In a recent episode of the podcast Possible, hosted by LinkedIn’s co-founder Reid Hoffman, Demis Hassabis, the CEO of Google DeepMind, shared some exciting news about the future of AI at Google. If you’re curious about where AI is heading, you’ll want to hear this. Google is planning to merge its Gemini AI models with the Veo video generation systems. This move is all about making Gemini even better at understanding the real world around us.
Hassabis explained, “We’ve always built Gemini, our foundation model, to be multimodal from the beginning.” This means they’re aiming for an AI that’s not just good at one thing but can handle multiple types of media. Imagine a universal digital assistant that’s truly helpful in everyday life. That’s the vision they’re working towards.
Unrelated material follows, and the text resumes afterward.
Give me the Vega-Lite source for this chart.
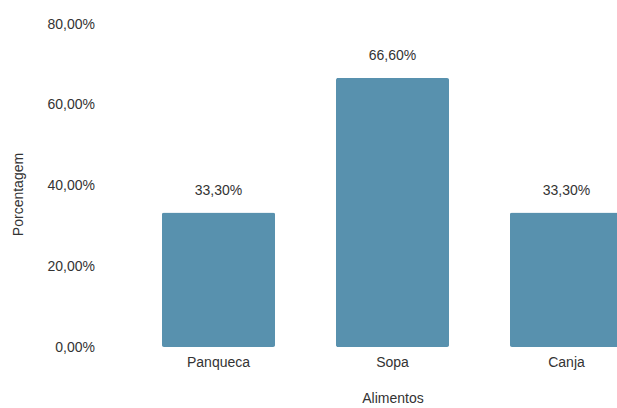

The AI industry is on a fascinating path, moving towards creating models that can seamlessly synthesize different media types. Google’s latest Gemini models are already capable of generating audio, images, and text. Meanwhile, OpenAI’s ChatGPT can create images, including those with the unique charm of Studio Ghibli. And let’s not forget Amazon, which is gearing up to launch its own “any-to-any” model later this year.
Creating these sophisticated models requires tons of training data—think images, videos, audio, and text. Hassabis mentioned that Veo’s video data mainly comes from YouTube, which makes sense since Google owns the platform. “By watching YouTube videos—a lot of them—[Veo 2] can figure out the physics of the world,” he noted. It’s a smart way to teach AI about the complexities of real-world dynamics.
Google has previously mentioned to TechCrunch that their AI models might use some YouTube content for training, always respecting agreements with YouTube creators. In 2024, they even expanded their terms of service to allow broader data access for AI training. This is all part of their strategy to build more capable and versatile AI models.